> _EXERCISE AIM_: Working from the data below, reproduce exactly the lines starting at the one that holds "What TikZ code" and ending at the one that holds "(mbot) at (195,716);". Pictures are excluded.

▼

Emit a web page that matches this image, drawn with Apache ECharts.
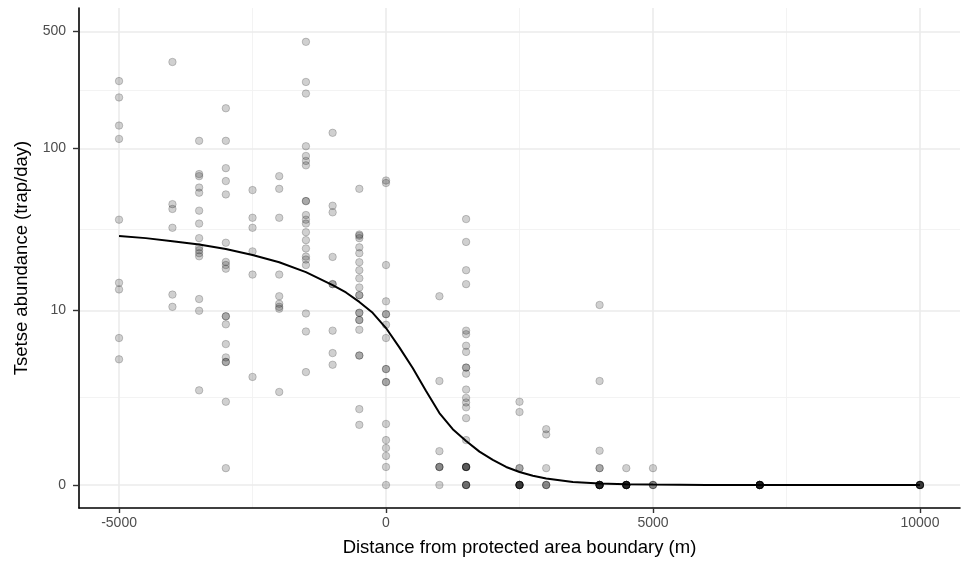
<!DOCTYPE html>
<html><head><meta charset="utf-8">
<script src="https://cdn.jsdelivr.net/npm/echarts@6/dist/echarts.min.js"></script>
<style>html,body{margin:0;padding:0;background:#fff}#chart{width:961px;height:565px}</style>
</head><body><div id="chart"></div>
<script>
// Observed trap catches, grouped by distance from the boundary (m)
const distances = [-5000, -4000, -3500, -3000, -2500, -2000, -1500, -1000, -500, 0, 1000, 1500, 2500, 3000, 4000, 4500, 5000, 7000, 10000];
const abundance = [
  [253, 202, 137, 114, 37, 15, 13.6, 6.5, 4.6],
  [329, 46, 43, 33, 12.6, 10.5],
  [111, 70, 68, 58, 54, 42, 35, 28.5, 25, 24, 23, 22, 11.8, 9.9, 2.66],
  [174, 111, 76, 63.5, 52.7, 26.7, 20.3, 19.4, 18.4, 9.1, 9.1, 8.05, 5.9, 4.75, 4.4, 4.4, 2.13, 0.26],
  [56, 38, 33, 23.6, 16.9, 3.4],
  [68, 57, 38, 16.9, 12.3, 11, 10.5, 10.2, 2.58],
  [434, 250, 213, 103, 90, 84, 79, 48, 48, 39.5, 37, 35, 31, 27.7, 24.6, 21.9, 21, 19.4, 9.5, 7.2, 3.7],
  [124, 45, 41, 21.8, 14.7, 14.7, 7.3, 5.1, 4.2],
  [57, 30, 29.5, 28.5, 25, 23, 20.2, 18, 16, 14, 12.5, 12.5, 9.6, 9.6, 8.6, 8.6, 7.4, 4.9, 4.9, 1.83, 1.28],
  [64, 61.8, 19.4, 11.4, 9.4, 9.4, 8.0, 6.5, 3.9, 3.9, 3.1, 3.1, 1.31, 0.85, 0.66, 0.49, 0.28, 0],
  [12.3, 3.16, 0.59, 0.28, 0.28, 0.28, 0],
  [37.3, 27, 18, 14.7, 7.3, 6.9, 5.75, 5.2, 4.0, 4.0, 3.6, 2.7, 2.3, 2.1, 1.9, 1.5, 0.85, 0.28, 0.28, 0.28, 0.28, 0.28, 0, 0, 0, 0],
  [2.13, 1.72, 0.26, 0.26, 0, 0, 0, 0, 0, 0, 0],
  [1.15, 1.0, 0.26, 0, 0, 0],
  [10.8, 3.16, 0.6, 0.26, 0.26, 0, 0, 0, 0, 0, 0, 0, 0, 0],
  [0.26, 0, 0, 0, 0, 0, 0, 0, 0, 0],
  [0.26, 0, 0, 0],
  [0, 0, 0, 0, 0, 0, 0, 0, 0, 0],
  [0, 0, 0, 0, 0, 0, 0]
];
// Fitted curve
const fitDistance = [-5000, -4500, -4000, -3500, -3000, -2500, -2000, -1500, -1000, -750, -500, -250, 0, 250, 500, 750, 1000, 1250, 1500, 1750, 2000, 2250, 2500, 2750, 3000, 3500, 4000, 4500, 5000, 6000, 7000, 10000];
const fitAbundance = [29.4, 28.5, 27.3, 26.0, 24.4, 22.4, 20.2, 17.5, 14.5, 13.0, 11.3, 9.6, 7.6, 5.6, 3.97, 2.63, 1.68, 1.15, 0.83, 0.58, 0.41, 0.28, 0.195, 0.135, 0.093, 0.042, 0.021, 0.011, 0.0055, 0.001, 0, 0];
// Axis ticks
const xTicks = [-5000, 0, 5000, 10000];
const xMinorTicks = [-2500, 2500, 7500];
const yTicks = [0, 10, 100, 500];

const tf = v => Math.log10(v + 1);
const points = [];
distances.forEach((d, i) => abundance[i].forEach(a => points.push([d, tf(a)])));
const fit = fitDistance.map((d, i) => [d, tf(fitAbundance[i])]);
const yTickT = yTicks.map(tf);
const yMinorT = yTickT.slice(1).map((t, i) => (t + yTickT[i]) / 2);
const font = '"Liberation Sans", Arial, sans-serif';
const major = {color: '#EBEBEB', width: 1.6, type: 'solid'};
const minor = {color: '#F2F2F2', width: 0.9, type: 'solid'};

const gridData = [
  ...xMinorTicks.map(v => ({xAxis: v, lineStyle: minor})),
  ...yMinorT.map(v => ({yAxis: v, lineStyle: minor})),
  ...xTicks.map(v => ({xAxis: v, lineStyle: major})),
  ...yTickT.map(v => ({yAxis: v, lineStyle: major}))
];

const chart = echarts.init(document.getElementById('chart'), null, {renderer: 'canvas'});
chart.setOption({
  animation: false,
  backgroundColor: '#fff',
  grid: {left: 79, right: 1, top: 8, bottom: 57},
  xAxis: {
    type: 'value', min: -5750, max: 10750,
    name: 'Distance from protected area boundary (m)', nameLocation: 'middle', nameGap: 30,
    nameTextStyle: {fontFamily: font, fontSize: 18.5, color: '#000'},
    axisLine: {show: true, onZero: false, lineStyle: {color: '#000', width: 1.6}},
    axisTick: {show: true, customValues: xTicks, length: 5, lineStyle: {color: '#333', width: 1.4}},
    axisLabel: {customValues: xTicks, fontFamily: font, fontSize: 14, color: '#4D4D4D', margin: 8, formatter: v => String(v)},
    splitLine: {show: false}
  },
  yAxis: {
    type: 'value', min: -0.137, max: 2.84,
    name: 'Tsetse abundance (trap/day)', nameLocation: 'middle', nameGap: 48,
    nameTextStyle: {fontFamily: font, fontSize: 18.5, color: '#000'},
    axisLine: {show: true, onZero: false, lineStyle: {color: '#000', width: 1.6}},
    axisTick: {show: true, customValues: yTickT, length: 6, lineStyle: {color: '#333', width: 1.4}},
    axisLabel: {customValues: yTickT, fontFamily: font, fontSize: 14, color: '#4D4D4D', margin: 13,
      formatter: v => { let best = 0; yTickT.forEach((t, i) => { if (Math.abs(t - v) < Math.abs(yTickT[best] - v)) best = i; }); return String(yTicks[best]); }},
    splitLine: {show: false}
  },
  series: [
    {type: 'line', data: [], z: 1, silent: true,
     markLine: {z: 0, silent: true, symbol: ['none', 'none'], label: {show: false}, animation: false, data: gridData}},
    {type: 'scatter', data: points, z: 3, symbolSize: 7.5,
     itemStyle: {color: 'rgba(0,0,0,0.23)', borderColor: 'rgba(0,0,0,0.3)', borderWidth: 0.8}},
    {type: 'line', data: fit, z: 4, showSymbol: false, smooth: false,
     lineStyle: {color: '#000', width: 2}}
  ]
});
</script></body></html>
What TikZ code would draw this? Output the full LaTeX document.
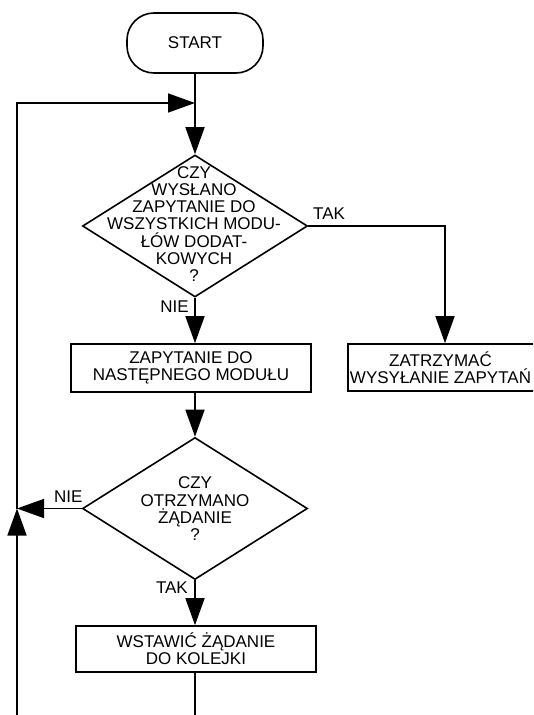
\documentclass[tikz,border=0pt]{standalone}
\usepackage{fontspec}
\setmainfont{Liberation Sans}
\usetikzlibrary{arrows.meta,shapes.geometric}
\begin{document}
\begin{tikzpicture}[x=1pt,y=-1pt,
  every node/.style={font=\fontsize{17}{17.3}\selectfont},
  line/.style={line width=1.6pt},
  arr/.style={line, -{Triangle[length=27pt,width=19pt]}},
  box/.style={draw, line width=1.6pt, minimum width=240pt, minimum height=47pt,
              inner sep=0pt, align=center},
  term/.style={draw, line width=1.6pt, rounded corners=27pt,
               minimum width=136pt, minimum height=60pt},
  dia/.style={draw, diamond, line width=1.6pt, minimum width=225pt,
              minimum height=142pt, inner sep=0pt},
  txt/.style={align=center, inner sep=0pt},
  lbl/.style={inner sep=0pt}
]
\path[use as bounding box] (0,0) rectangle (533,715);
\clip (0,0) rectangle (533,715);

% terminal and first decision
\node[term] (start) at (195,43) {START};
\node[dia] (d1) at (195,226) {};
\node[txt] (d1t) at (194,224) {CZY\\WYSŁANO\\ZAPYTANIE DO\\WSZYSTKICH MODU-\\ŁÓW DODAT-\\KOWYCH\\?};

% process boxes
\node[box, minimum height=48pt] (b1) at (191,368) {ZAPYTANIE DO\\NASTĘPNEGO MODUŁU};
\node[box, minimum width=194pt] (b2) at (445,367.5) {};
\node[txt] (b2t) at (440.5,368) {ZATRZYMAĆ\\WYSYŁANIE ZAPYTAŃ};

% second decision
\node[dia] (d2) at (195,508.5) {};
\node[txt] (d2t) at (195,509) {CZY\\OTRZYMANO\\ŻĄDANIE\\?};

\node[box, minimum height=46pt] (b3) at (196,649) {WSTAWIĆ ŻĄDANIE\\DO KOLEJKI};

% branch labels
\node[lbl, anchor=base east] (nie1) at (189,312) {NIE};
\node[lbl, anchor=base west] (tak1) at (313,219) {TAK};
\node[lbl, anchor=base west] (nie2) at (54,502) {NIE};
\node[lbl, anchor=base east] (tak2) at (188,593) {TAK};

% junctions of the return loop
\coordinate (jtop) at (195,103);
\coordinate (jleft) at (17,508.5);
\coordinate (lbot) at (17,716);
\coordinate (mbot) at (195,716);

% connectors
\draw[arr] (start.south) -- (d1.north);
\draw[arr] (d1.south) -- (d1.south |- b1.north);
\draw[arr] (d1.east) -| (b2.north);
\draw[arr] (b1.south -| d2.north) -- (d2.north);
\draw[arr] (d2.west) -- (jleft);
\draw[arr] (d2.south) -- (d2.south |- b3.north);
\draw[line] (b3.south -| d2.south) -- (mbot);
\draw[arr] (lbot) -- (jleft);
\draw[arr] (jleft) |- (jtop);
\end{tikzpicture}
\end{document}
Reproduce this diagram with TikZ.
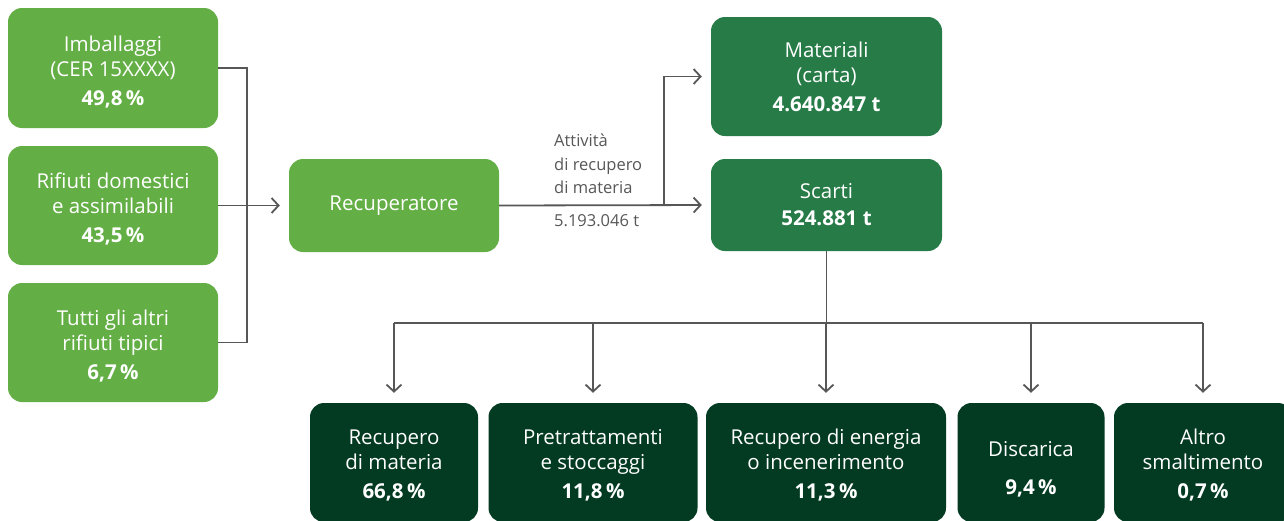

▲

> _FULL ANSWER_:
What TikZ code would draw this? Output the full LaTeX document.
\documentclass[tikz,border=0pt]{standalone}
\usepackage{fontspec}
\setmainfont{Liberation Sans}
\usetikzlibrary{arrows.meta,shapes.geometric}
\begin{document}
\begin{tikzpicture}[x=1pt,y=-1pt,
  every node/.style={font=\fontsize{17}{17.3}\selectfont},
  line/.style={line width=1.6pt},
  arr/.style={line, -{Triangle[length=27pt,width=19pt]}},
  box/.style={draw, line width=1.6pt, minimum width=240pt, minimum height=47pt,
              inner sep=0pt, align=center},
  term/.style={draw, line width=1.6pt, rounded corners=27pt,
               minimum width=136pt, minimum height=60pt},
  dia/.style={draw, diamond, line width=1.6pt, minimum width=225pt,
              minimum height=142pt, inner sep=0pt},
  txt/.style={align=center, inner sep=0pt},
  lbl/.style={inner sep=0pt}
]
\path[use as bounding box] (0,0) rectangle (533,715);
\clip (0,0) rectangle (533,715);

% terminal and first decision
\node[term] (start) at (195,43) {START};
\node[dia] (d1) at (195,226) {};
\node[txt] (d1t) at (194,224) {CZY\\WYSŁANO\\ZAPYTANIE DO\\WSZYSTKICH MODU-\\ŁÓW DODAT-\\KOWYCH\\?};

% process boxes
\node[box, minimum height=48pt] (b1) at (191,368) {ZAPYTANIE DO\\NASTĘPNEGO MODUŁU};
\node[box, minimum width=194pt] (b2) at (445,367.5) {};
\node[txt] (b2t) at (440.5,368) {ZATRZYMAĆ\\WYSYŁANIE ZAPYTAŃ};

% second decision
\node[dia] (d2) at (195,508.5) {};
\node[txt] (d2t) at (195,509) {CZY\\OTRZYMANO\\ŻĄDANIE\\?};

\node[box, minimum height=46pt] (b3) at (196,649) {WSTAWIĆ ŻĄDANIE\\DO KOLEJKI};

% branch labels
\node[lbl, anchor=base east] (nie1) at (189,312) {NIE};
\node[lbl, anchor=base west] (tak1) at (313,219) {TAK};
\node[lbl, anchor=base west] (nie2) at (54,502) {NIE};
\node[lbl, anchor=base east] (tak2) at (188,593) {TAK};

% junctions of the return loop
\coordinate (jtop) at (195,103);
\coordinate (jleft) at (17,508.5);
\coordinate (lbot) at (17,716);
\coordinate (mbot) at (195,716);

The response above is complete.